It’s August, and unlike last year, there are no city council meetings right now for me to write about.
But this is a city hall column! What am I supposed to do?! (Starts breathing heavily into a paper bag!)
Several minutes later…
Okay, so in lieu of nothing happening in the virtual council chamber right now, let’s talk about some of the stuff that’s already happened there this year.
Reviewing council coverage from the year so far, it occurred to me that I didn’t get a chance to comment about the final vote on the council composition and ward boundary review. I’m still kind of angry at the complete lack of vision demonstrated by council, a group that constantly tries to sell itself as forward-thinking futurists, but in this case they looked 31 years in the past and said, “Nope, that works pretty well.”
It was shocking to watch as members of the current council talked about how two members per ward will create more diversity on council and reduce the possibility of incumbency bias when 11 out of 13 of those people were there last term, and the other two replaced retired members who didn’t run again. But sure, the current system promotes incumbency less compared to one-member wards.

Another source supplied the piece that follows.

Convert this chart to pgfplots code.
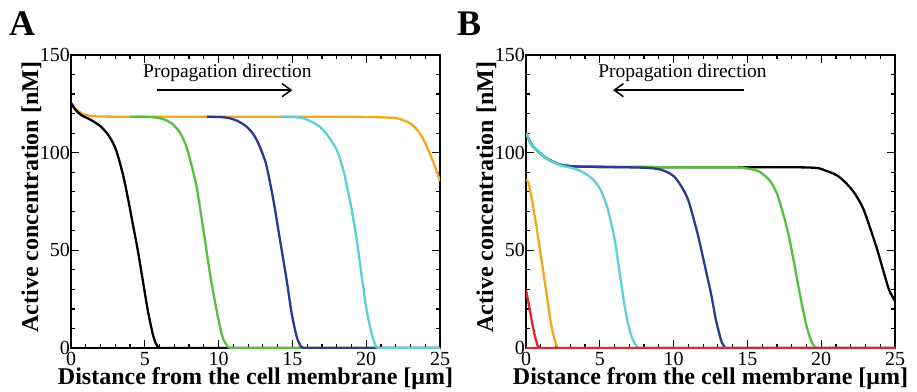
\documentclass[border=0pt]{standalone}
\usepackage{fontspec}
\setmainfont{Liberation Serif}
\usepackage{pgfplots}
\pgfplotsset{compat=1.18}
\usetikzlibrary{arrows.meta}
\definecolor{cgreen}{RGB}{82,194,58}
\definecolor{cblue}{RGB}{43,56,150}
\definecolor{ccyan}{RGB}{92,207,216}
\definecolor{corange}{RGB}{242,167,28}
\definecolor{cred}{RGB}{227,35,47}
\pgfplotsset{
  panel/.style={
    scale only axis, width=369pt, height=293pt,
    anchor=south west,
    xmin=0, xmax=25, ymin=0, ymax=150,
    xtick={0,5,...,25}, ytick={0,50,100,150},
    minor x tick num=4, minor y tick num=4,
    tick align=inside,
    major tick length=8pt, minor tick length=4pt,
    every tick/.style={black, line width=1.2pt},
    axis line style={line width=1.8pt},
    /pgf/number format/assume math mode=true,
    ticklabel style={font=\fontsize{20}{20}\selectfont, inner sep=1pt},
    xticklabel style={yshift=-3pt},
    yticklabel style={xshift=0pt},
    xlabel={\textbf{Distance from the cell membrane [μm]}},
    ylabel={\textbf{Active concentration [nM]}},
    label style={font=\fontsize{24}{24}\selectfont},
    x label style={at={(axis description cs:0.5,-0.125)}, anchor=base},
    y label style={at={(axis description cs:-0.0894,0.515)}, anchor=base, rotate=0},
    every axis plot/.append style={line width=2.3pt, no markers, smooth, tension=0.5},
    clip=true,
  }
}
\begin{document}
\begin{tikzpicture}
\useasboundingbox (0,0) rectangle (917pt,391pt);
\node[anchor=base west, font=\fontsize{36}{36}\selectfont\bfseries, inner sep=0pt] at (9pt,355.5pt) {A};
\node[anchor=base west, font=\fontsize{36}{36}\selectfont\bfseries, inner sep=0pt] at (457pt,355.5pt) {B};
% Panel A
\begin{axis}[panel, at={(71pt,43pt)}]
\addplot[corange] coordinates {(0,125.5) (0.3,122.5) (0.7,120.2) (1.2,119) (2,118.5) (5,118.4) (10,118.4) (15,118.4) (20,118.3) (21.3,118) (22.07,117.6) (22.97,115) (23.64,109.9) (24.21,101.4) (24.66,92.8) (25,85.5)};
\addplot[black] coordinates {(0,125.5) (0.3,122) (0.68,119.3) (1.36,116.7) (2.03,113.3) (2.6,108.2) (3.05,101.4) (3.5,89.4) (3.84,77.4) (4.18,63.8) (4.52,50.2) (4.86,34.8) (5.2,19.4) (5.53,7.5) (5.75,2.2) (5.95,0.3) (6.15,0) (8,0) (25,0)};
\addplot[cgreen] coordinates {(4,118.4) (5.5,118.2) (6.3,117) (6.9,114.5) (7.4,110) (7.8,103.5) (8.15,94) (8.52,82) (8.96,61) (9.42,38) (9.87,19) (10.25,6) (10.55,1.5) (10.8,0) (12,0) (25,0)};
\addplot[cblue] coordinates {(9.2,118.4) (10.2,118.2) (10.77,117.6) (11.4,115.8) (11.9,113.3) (12.35,109.5) (12.69,104.8) (13.0,99) (13.26,92.8) (13.71,75.8) (14.16,55.3) (14.61,34.8) (14.95,17.7) (15.29,5.8) (15.5,2) (15.74,0) (17,0) (25,0)};
\addplot[ccyan] coordinates {(14.3,118.4) (15.2,118.2) (15.74,117.6) (16.5,115) (17.1,111.6) (17.6,106.5) (18.0,101.4) (18.3,95) (18.56,87.7) (19.02,70.6) (19.36,55.3) (19.7,36.5) (20.03,19.4) (20.37,7.5) (20.6,2) (20.82,0) (22,0) (25,0)};
\node[font=\fontsize{19.5}{19.5}\selectfont] at (axis cs:10.6,140.8) {Propagation direction};
\draw[line width=1.5pt, -{Straight Barb[length=9pt,width=13pt,line width=1.5pt]}] (axis cs:5.8,132) -- (axis cs:15,132);
\end{axis}
% Panel B
\begin{axis}[panel, at={(526pt,43pt)}]
\addplot[black] coordinates {(0,110) (0.35,104.5) (0.71,101.4) (1.39,97.1) (2.29,93.9) (3,93.1) (4,92.8) (8,92.6) (14,92.5) (19.2,92.4) (20.3,90.8) (21.2,87.7) (22.1,80.9) (22.79,72.3) (23.36,60.4) (23.8,50.2) (24.26,38.2) (24.6,29.7) (25,24)};
\addplot[cgreen] coordinates {(0,110) (0.35,104.5) (0.71,101.4) (1.39,97.1) (2.29,93.9) (3,93.1) (4,92.8) (8,92.6) (14,92.5) (14.9,92) (15.8,90.3) (16.48,86) (16.85,81.5) (17.15,75.8) (17.71,60.4) (18.17,43.3) (18.5,29.7) (18.96,12.6) (19.3,4.1) (19.5,1.2) (19.74,0) (21,0) (25,0)};
\addplot[cblue] coordinates {(0,110) (0.35,104.5) (0.71,101.4) (1.39,97.1) (2.29,93.9) (3,93.1) (4,92.8) (6,92.6) (8,92.3) (9.03,91.5) (9.71,89.5) (10.1,87.3) (10.39,84.3) (10.75,79.8) (11.06,74.1) (11.62,58.7) (12.08,43.3) (12.53,28) (12.87,14.3) (13.21,4.1) (13.4,1.2) (13.6,0) (15,0) (25,0)};
\addplot[ccyan] coordinates {(0,110) (0.35,104.5) (0.71,101.4) (1.39,97.1) (2.29,93.7) (2.9,92.5) (3.42,91.5) (3.9,89.8) (4.32,87.7) (4.7,85) (5.0,81.7) (5.3,76.5) (5.56,70.6) (6.01,55.3) (6.35,38.2) (6.69,21.1) (7.02,9.2) (7.25,4) (7.48,1.2) (7.7,0) (9,0) (25,0)};
\addplot[corange] coordinates {(0,86) (0.15,85) (0.37,77.4) (0.71,62) (1.05,45) (1.39,28) (1.73,11) (2.06,1.5) (2.3,0) (4,0) (25,0)};
\addplot[cred] coordinates {(0,29.7) (0.26,19.4) (0.49,10) (0.71,3.2) (0.94,0) (2,0) (25,0)};
\node[font=\fontsize{19.5}{19.5}\selectfont] at (axis cs:10.6,140.8) {Propagation direction};
\draw[line width=1.5pt, -{Straight Barb[length=9pt,width=13pt,line width=1.5pt]}] (axis cs:14.8,132) -- (axis cs:5.9,132);
\end{axis}
\end{tikzpicture}
\end{document}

It was also shocking to see the Ward 5 councillors actively endorse a plan that will see them add 10,000 more people to their ward in one quick stroke. Whether the present councillors decide to run or not, everyone running in the new Ward 5 will now have a heck of a lot more ground to cover even while nothing much changes for the people running to represent Ward 6.
In fact, it was shocking to see the areas of the city north of the river essentially give the shaft to the south end, which now struggles for equal representation for another 10 years, an entire decade during which they’ll grow bigger, and faster, than almost every other part of the city combined.
Given that, I was somewhat amused by the people living downtown and in the Ward complaining on social media that they’re no longer in Ward 1. They do know that the wards are not numbered according to some unknown determinate factors of quality, right?
The jig was up when Ward 6 councillor Mark MacKinnon proposed an amendment to approve the eight-ward map with two-part-time councillors from each ward. After all, if more councillors equals more and better democracy, then this amendment would be a further step in the right direction…
Council almost unanimously disagreed. It’s almost like they were invested in the status quo.
I don’t know if a public process would have changed that. When you go to the public on matters like government reform, they will more or less endorse the way things are because that’s the way they’re used to doing things. That’s why referendums on electoral reform always fail.
What I do know is that a council that so often says it favours expertise took a consultants report we paid for, written by people who review municipal ward boundaries for a living, and tossed in the trash. Thanks, but no thanks. In return, we got a new six-ward map that just basically moved a couple of lines; Ward 4 now ends at the Hanlon instead of one street over on Silvercreek.
We probably could have done that in house on the cheap.
But that’s been a theme of this term of council, the friction between the politics and the policy.
Take the debate over the Cultural Heritage Action Plan, which was already controversial before it came to council due to tension between staff and Heritage Guelph about its direction. Much of that was around the question of the proposed Ward West Heritage district because it’s still hard to articulate why staff thought that was the priority over Catholic Hill, or the Ontario Reformatory lands.
That much was at least resolved in June when council decided to prioritize the Reformatory lands over Ward West, but the issue goes beyond heritage. One of the reasons I wasn’t able to write about the council composition decision until now is because that was the same week a motion to look at more voting options for people with disabilities was coming to council and I wanted to lend it some support.
But that’s another great example of these fissures between staff, council, and the local expertise on advisory committees; the Accessibility Committee said mail-in wasn’t good enough, they gave staff a reasonable suggestion, and the full recommendation comes to council with no additional options to the mail-in ballot.
Is it any wonder that it looks like the city is having trouble attracting people to serve on advisory boards and committees, like the recently extended deadline for, of all things, the Council Remuneration and Support Advisory Committee?
Perhaps we should all spend our summer vacation thinking about the way things are and consider that they haven’t been working the way they should for a while. We may be unwilling to change council, but there should still be some room for improvement.